在北伐军取得重大胜利的时候,一直在打酱油的奉系军阀才取消“中立”,决定出兵援孙援吴。1926年11月,张作霖、张宗昌、孙传芳在天津召开联合会议,决定组成“安国军”,张作霖就任总司令,张宗昌、孙传芳为副司令。制定了反攻计划:孙传芳驻守浙江前线,由浙江反攻江西;张宗昌率直鲁军继后援孙,担任苏北、皖北防务,然后分兵进攻鄂东和江西;张学良率奉军沿京汉路援助吴佩孚。三大北洋军阀到此时才真正联合,但此时吴、孙两系主力尽失,各自只剩下5万余残兵败将,内部也不稳定。名义上是联合,实际上是奉系的独角戏了。而随着北伐的顺利进行,冯玉祥部东出潼关;山西阎锡山态度逐渐明朗,北伐军的实力已占据优势。

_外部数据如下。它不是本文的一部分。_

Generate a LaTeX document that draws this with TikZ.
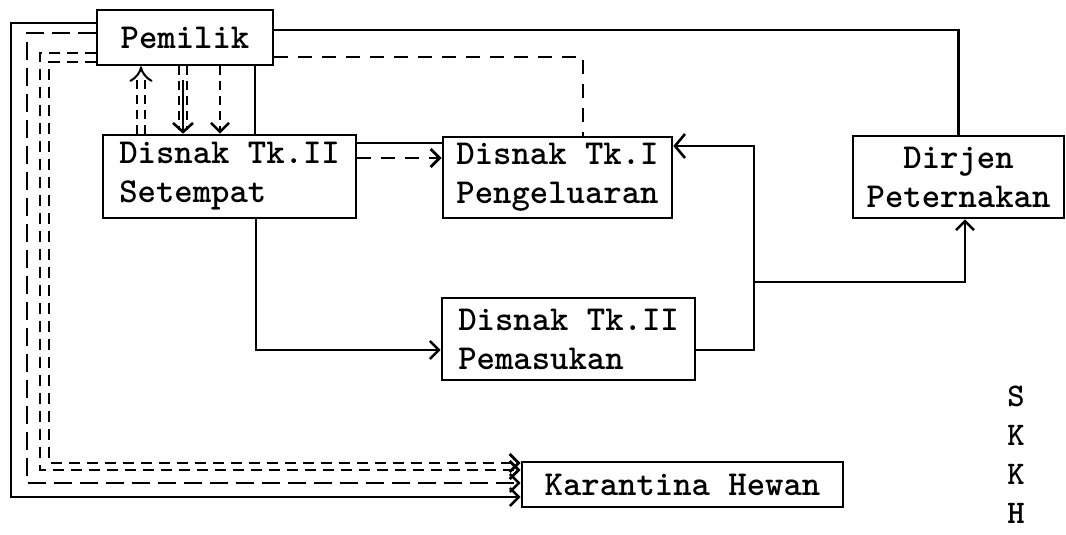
\documentclass[tikz,border=0pt]{standalone}
\usepackage{fontspec}
\usetikzlibrary{arrows.meta}
\begin{document}
\begin{tikzpicture}[x=1pt,y=-1pt,
  tw/.style={font=\ttfamily\bfseries\fontsize{35}{39}\selectfont},
  box/.style={draw, line width=2.6pt, inner sep=0pt, tw},
  ln/.style={line width=2.6pt},
  arr/.style={-{Straight Barb[length=9pt,width=18pt]}},
  dshA/.style={line width=2.8pt, dash pattern=on 14pt off 10pt},
  dshL/.style={line width=2.6pt, dash pattern=on 18pt off 8pt},
  dshS/.style={line width=2.8pt, dash pattern=on 11pt off 7pt},
  dshV/.style={line width=2.6pt, dash pattern=on 9pt off 6pt},
  dblV/.style={double, double distance=6pt, line width=2pt, dash pattern=on 9pt off 6pt},
]
\useasboundingbox (0,0) rectangle (1066,535);
\fill[white] (0,0) rectangle (1066,535);

% boxes
\node[box, minimum width=176pt, minimum height=55pt] (pem) at (185,37.5) {Pemilik};
\node[box, minimum width=253pt, minimum height=83pt, align=left] (set) at (229.5,176.5) {Disnak Tk.II\\Setempat};
\node[box, minimum width=229pt, minimum height=81pt, align=left] (tk1) at (557.5,177.5) {Disnak Tk.I\\Pengeluaran};
\node[box, minimum width=211pt, minimum height=82pt, align=center] (dir) at (958.5,177) {Dirjen\\Peternakan};
\node[box, minimum width=253pt, minimum height=82pt, align=left] (pms) at (568.5,339) {Disnak Tk.II\\Pemasukan};
\node[box, minimum width=321pt, minimum height=45pt] (kar) at (682.5,484.5) {\addfontfeature{LetterSpace=4.8}Karantina Hewan};
\node[font=\ttfamily\bfseries\fontsize{33}{39}\selectfont, align=center, inner sep=0pt] (skkh) at (1016,455) {S\\K\\K\\H};

% top connectors
\draw[ln] (pem.east |- 0,30) -| (dir.north);
\draw[dshA] (pem.east |- 0,57) -| (tk1.north -| 583,0);

% Pemilik - Setempat
\draw[ln] (pem.south -| 255,0) -- (set.north -| 255,0);
\draw[dblV, -{Implies}] (set.north -| 141,0) -- (pem.south -| 141,0);
\draw[dblV] (pem.south -| 183,0) -- ([yshift=4pt]set.north -| 183,0);
\draw[ln, -{Straight Barb[length=9pt,width=20pt]}] ([yshift=-14pt]pem.south -| 183,0) -- (set.north -| 183,0);
\draw[dshV, arr] (pem.south -| 220,0) -- (set.north -| 220,0);

% Setempat - Tk.I
\draw[ln] (set.east |- 0,143) -- (tk1.west |- 0,143);
\draw[dshA, arr] (set.east |- 0,158) -- (tk1.west |- 0,158);

% Setempat - Pemasukan
\draw[ln, arr] (set.south -| 256,0) |- (pms.west |- 0,350);

% Pemasukan - Tk.I and Dirjen
\coordinate (j) at (754,282);
\draw[ln, -{Straight Barb[length=10pt,width=24pt]}] (pms.east |- 0,350) -| (j) |- (tk1.east |- 0,146);
\draw[ln, arr] (j) -| (dir.south -| 965,0);

% left loops to Karantina
\draw[ln, arr] (pem.west |- 0,23) -| (11,497) -- (kar.west |- 0,497);
\draw[dshL, arr] (pem.west |- 0,33) -| (27,483) -- (kar.west |- 0,483);
\draw[dshS, arr] (pem.west |- 0,53) -| (40,470) -- (kar.west |- 0,470);
\draw[dshS, arr] (pem.west |- 0,62) -| (49,463) -- (kar.west |- 0,463);
\end{tikzpicture}
\end{document}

奉系军阀的出路只有退出关外了。
结语
虽然北洋军阀在北伐前占据绝对兵力优势,但因为自身的决策失误,这种优势至始至终都没有显露出来——无论是全局的还是局部的。北洋军阀一直在采取“添油”战术,使自己在“多打少”的前提下变成了“少打多”。北伐军则主次分明,同时连续作战,不给北洋军阀喘息联合之机,最终获得全局胜利。